GIVEN INSTRUCTION: Take the material below and retype it in full; pictures are left out.
── RECORDED INFORMATION ──
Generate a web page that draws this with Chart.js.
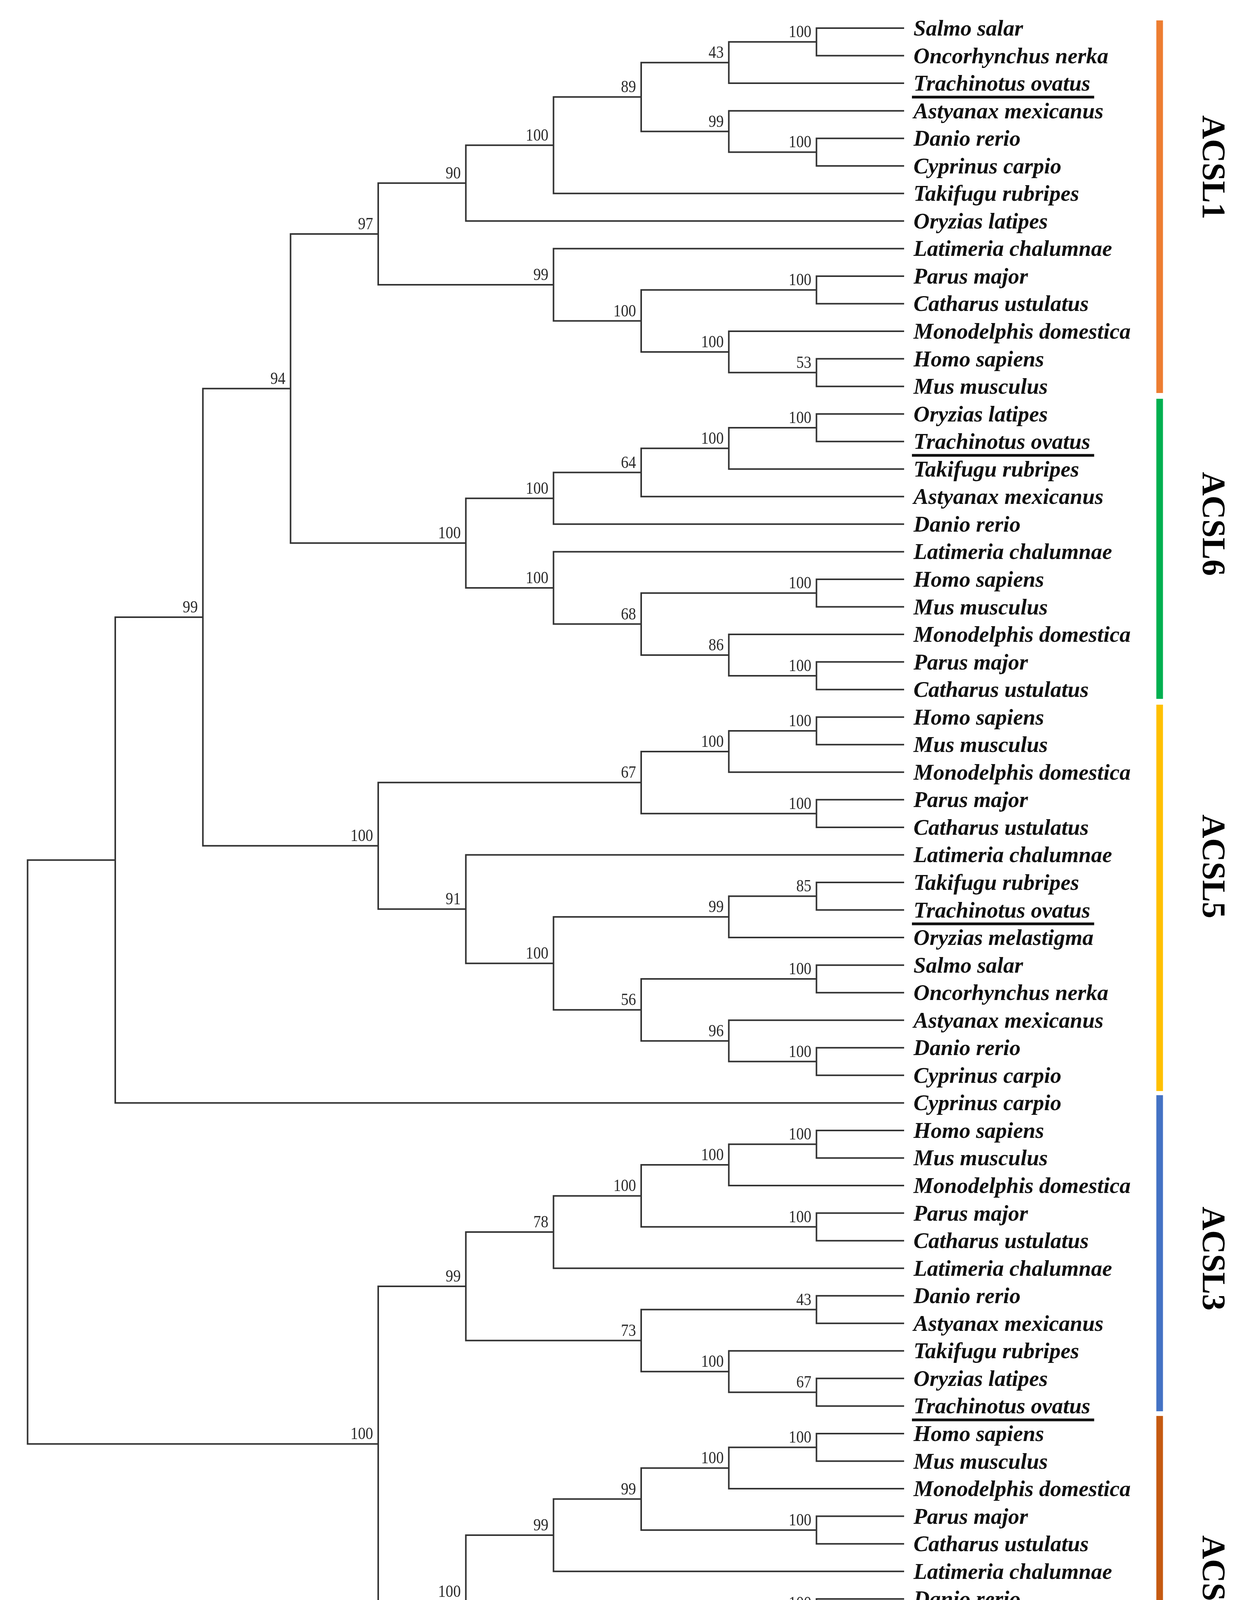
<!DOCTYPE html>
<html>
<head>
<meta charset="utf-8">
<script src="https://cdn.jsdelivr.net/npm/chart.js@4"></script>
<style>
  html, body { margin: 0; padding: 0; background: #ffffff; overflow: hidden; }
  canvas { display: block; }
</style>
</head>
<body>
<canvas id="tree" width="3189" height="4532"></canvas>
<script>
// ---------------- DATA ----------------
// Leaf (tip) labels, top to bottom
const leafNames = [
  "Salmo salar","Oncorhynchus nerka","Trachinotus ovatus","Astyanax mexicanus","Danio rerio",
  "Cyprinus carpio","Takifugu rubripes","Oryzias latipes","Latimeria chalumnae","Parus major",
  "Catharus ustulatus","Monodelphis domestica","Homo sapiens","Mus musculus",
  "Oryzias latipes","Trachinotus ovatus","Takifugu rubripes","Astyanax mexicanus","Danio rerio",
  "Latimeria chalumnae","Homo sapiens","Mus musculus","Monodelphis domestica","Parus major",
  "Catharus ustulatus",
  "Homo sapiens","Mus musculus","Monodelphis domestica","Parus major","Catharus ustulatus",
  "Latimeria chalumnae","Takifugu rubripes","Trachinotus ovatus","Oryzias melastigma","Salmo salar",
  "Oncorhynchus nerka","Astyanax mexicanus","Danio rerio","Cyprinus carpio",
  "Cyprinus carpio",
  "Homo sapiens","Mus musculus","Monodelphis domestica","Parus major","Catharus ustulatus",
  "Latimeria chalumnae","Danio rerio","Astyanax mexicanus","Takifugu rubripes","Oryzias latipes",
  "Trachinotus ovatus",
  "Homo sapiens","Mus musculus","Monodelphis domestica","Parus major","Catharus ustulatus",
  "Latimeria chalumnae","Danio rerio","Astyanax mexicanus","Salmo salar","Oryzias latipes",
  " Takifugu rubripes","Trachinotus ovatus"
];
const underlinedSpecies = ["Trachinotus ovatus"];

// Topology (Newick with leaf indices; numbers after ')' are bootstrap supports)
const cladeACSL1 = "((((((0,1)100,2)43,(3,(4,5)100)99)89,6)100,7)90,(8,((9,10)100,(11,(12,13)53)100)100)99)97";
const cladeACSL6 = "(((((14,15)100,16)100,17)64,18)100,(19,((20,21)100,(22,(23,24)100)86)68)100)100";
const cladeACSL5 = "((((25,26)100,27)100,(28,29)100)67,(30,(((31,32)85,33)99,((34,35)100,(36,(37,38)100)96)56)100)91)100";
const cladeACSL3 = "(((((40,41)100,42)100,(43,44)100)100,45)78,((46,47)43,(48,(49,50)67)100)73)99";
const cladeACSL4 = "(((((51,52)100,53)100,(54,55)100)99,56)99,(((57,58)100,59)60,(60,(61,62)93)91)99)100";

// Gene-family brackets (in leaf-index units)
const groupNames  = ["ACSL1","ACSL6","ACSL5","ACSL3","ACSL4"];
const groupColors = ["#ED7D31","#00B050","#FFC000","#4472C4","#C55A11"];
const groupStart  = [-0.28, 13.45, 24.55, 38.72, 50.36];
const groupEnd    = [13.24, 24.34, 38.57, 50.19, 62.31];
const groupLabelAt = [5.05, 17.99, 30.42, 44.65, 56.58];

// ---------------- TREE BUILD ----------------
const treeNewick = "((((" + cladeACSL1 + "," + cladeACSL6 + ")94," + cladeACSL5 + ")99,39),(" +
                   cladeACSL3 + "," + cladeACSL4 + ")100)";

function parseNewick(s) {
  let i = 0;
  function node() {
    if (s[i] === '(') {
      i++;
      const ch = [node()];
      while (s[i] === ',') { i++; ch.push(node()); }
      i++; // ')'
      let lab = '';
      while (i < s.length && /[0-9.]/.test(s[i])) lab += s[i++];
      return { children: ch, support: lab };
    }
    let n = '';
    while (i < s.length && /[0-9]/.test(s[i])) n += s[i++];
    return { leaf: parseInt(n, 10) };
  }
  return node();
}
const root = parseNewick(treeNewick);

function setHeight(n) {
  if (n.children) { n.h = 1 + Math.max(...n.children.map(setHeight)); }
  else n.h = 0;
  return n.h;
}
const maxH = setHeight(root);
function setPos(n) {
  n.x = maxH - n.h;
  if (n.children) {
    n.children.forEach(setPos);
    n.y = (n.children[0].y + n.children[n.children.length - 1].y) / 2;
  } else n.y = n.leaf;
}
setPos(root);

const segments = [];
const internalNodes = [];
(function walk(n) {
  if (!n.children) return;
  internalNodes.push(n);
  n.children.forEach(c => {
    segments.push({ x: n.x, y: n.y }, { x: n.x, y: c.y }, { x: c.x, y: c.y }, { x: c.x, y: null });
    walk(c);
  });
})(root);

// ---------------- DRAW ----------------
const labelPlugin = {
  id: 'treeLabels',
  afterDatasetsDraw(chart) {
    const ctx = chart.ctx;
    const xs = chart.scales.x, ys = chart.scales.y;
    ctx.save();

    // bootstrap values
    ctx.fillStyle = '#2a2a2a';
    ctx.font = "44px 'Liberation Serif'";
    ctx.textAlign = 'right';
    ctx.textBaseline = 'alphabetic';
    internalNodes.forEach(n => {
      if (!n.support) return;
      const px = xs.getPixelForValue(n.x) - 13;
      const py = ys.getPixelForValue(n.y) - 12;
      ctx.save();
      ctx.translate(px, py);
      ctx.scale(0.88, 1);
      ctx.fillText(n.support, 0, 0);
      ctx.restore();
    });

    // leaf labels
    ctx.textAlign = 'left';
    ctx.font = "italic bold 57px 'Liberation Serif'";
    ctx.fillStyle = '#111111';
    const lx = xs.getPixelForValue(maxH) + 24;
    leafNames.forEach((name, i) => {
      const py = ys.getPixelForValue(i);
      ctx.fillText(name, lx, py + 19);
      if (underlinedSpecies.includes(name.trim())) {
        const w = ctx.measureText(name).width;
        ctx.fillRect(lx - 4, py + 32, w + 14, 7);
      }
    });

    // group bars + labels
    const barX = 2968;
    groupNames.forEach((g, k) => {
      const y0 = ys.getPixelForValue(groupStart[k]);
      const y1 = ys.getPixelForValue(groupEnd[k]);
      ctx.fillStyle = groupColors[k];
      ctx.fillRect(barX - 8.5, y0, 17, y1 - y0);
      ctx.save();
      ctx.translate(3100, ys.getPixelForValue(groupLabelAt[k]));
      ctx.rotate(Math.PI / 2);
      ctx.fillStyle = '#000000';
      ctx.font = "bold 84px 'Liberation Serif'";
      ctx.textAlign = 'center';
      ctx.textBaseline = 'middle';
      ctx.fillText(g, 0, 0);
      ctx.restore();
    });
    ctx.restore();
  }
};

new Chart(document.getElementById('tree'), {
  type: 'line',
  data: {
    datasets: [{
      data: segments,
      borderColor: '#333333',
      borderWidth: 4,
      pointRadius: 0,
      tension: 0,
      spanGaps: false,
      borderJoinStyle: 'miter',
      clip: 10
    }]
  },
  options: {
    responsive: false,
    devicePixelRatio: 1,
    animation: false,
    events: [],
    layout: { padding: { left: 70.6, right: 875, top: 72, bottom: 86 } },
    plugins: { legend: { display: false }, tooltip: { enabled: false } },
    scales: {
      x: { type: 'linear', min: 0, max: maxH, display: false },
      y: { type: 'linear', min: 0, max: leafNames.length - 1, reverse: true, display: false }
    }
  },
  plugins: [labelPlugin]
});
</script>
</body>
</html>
───
SOLUTION TO THE EXERCISE:
Generate a web page that draws this with Chart.js.
<!DOCTYPE html>
<html>
<head>
<meta charset="utf-8">
<script src="https://cdn.jsdelivr.net/npm/chart.js@4"></script>
<style>
  html, body { margin: 0; padding: 0; background: #ffffff; overflow: hidden; }
  canvas { display: block; }
</style>
</head>
<body>
<canvas id="tree" width="3189" height="4532"></canvas>
<script>
// ---------------- DATA ----------------
// Leaf (tip) labels, top to bottom
const leafNames = [
  "Salmo salar","Oncorhynchus nerka","Trachinotus ovatus","Astyanax mexicanus","Danio rerio",
  "Cyprinus carpio","Takifugu rubripes","Oryzias latipes","Latimeria chalumnae","Parus major",
  "Catharus ustulatus","Monodelphis domestica","Homo sapiens","Mus musculus",
  "Oryzias latipes","Trachinotus ovatus","Takifugu rubripes","Astyanax mexicanus","Danio rerio",
  "Latimeria chalumnae","Homo sapiens","Mus musculus","Monodelphis domestica","Parus major",
  "Catharus ustulatus",
  "Homo sapiens","Mus musculus","Monodelphis domestica","Parus major","Catharus ustulatus",
  "Latimeria chalumnae","Takifugu rubripes","Trachinotus ovatus","Oryzias melastigma","Salmo salar",
  "Oncorhynchus nerka","Astyanax mexicanus","Danio rerio","Cyprinus carpio",
  "Cyprinus carpio",
  "Homo sapiens","Mus musculus","Monodelphis domestica","Parus major","Catharus ustulatus",
  "Latimeria chalumnae","Danio rerio","Astyanax mexicanus","Takifugu rubripes","Oryzias latipes",
  "Trachinotus ovatus",
  "Homo sapiens","Mus musculus","Monodelphis domestica","Parus major","Catharus ustulatus",
  "Latimeria chalumnae","Danio rerio","Astyanax mexicanus","Salmo salar","Oryzias latipes",
  " Takifugu rubripes","Trachinotus ovatus"
];
const underlinedSpecies = ["Trachinotus ovatus"];

// Topology (Newick with leaf indices; numbers after ')' are bootstrap supports)
const cladeACSL1 = "((((((0,1)100,2)43,(3,(4,5)100)99)89,6)100,7)90,(8,((9,10)100,(11,(12,13)53)100)100)99)97";
const cladeACSL6 = "(((((14,15)100,16)100,17)64,18)100,(19,((20,21)100,(22,(23,24)100)86)68)100)100";
const cladeACSL5 = "((((25,26)100,27)100,(28,29)100)67,(30,(((31,32)85,33)99,((34,35)100,(36,(37,38)100)96)56)100)91)100";
const cladeACSL3 = "(((((40,41)100,42)100,(43,44)100)100,45)78,((46,47)43,(48,(49,50)67)100)73)99";
const cladeACSL4 = "(((((51,52)100,53)100,(54,55)100)99,56)99,(((57,58)100,59)60,(60,(61,62)93)91)99)100";

// Gene-family brackets (in leaf-index units)
const groupNames  = ["ACSL1","ACSL6","ACSL5","ACSL3","ACSL4"];
const groupColors = ["#ED7D31","#00B050","#FFC000","#4472C4","#C55A11"];
const groupStart  = [-0.28, 13.45, 24.55, 38.72, 50.36];
const groupEnd    = [13.24, 24.34, 38.57, 50.19, 62.31];
const groupLabelAt = [5.05, 17.99, 30.42, 44.65, 56.58];

// ---------------- TREE BUILD ----------------
const treeNewick = "((((" + cladeACSL1 + "," + cladeACSL6 + ")94," + cladeACSL5 + ")99,39),(" +
                   cladeACSL3 + "," + cladeACSL4 + ")100)";

function parseNewick(s) {
  let i = 0;
  function node() {
    if (s[i] === '(') {
      i++;
      const ch = [node()];
      while (s[i] === ',') { i++; ch.push(node()); }
      i++; // ')'
      let lab = '';
      while (i < s.length && /[0-9.]/.test(s[i])) lab += s[i++];
      return { children: ch, support: lab };
    }
    let n = '';
    while (i < s.length && /[0-9]/.test(s[i])) n += s[i++];
    return { leaf: parseInt(n, 10) };
  }
  return node();
}
const root = parseNewick(treeNewick);

function setHeight(n) {
  if (n.children) { n.h = 1 + Math.max(...n.children.map(setHeight)); }
  else n.h = 0;
  return n.h;
}
const maxH = setHeight(root);
function setPos(n) {
  n.x = maxH - n.h;
  if (n.children) {
    n.children.forEach(setPos);
    n.y = (n.children[0].y + n.children[n.children.length - 1].y) / 2;
  } else n.y = n.leaf;
}
setPos(root);

const segments = [];
const internalNodes = [];
(function walk(n) {
  if (!n.children) return;
  internalNodes.push(n);
  n.children.forEach(c => {
    segments.push({ x: n.x, y: n.y }, { x: n.x, y: c.y }, { x: c.x, y: c.y }, { x: c.x, y: null });
    walk(c);
  });
})(root);

// ---------------- DRAW ----------------
const labelPlugin = {
  id: 'treeLabels',
  afterDatasetsDraw(chart) {
    const ctx = chart.ctx;
    const xs = chart.scales.x, ys = chart.scales.y;
    ctx.save();

    // bootstrap values
    ctx.fillStyle = '#2a2a2a';
    ctx.font = "44px 'Liberation Serif'";
    ctx.textAlign = 'right';
    ctx.textBaseline = 'alphabetic';
    internalNodes.forEach(n => {
      if (!n.support) return;
      const px = xs.getPixelForValue(n.x) - 13;
      const py = ys.getPixelForValue(n.y) - 12;
      ctx.save();
      ctx.translate(px, py);
      ctx.scale(0.88, 1);
      ctx.fillText(n.support, 0, 0);
      ctx.restore();
    });

    // leaf labels
    ctx.textAlign = 'left';
    ctx.font = "italic bold 57px 'Liberation Serif'";
    ctx.fillStyle = '#111111';
    const lx = xs.getPixelForValue(maxH) + 24;
    leafNames.forEach((name, i) => {
      const py = ys.getPixelForValue(i);
      ctx.fillText(name, lx, py + 19);
      if (underlinedSpecies.includes(name.trim())) {
        const w = ctx.measureText(name).width;
        ctx.fillRect(lx - 4, py + 32, w + 14, 7);
      }
    });

    // group bars + labels
    const barX = 2968;
    groupNames.forEach((g, k) => {
      const y0 = ys.getPixelForValue(groupStart[k]);
      const y1 = ys.getPixelForValue(groupEnd[k]);
      ctx.fillStyle = groupColors[k];
      ctx.fillRect(barX - 8.5, y0, 17, y1 - y0);
      ctx.save();
      ctx.translate(3100, ys.getPixelForValue(groupLabelAt[k]));
      ctx.rotate(Math.PI / 2);
      ctx.fillStyle = '#000000';
      ctx.font = "bold 84px 'Liberation Serif'";
      ctx.textAlign = 'center';
      ctx.textBaseline = 'middle';
      ctx.fillText(g, 0, 0);
      ctx.restore();
    });
    ctx.restore();
  }
};

new Chart(document.getElementById('tree'), {
  type: 'line',
  data: {
    datasets: [{
      data: segments,
      borderColor: '#333333',
      borderWidth: 4,
      pointRadius: 0,
      tension: 0,
      spanGaps: false,
      borderJoinStyle: 'miter',
      clip: 10
    }]
  },
  options: {
    responsive: false,
    devicePixelRatio: 1,
    animation: false,
    events: [],
    layout: { padding: { left: 70.6, right: 875, top: 72, bottom: 86 } },
    plugins: { legend: { display: false }, tooltip: { enabled: false } },
    scales: {
      x: { type: 'linear', min: 0, max: maxH, display: false },
      y: { type: 'linear', min: 0, max: leafNames.length - 1, reverse: true, display: false }
    }
  },
  plugins: [labelPlugin]
});
</script>
</body>
</html>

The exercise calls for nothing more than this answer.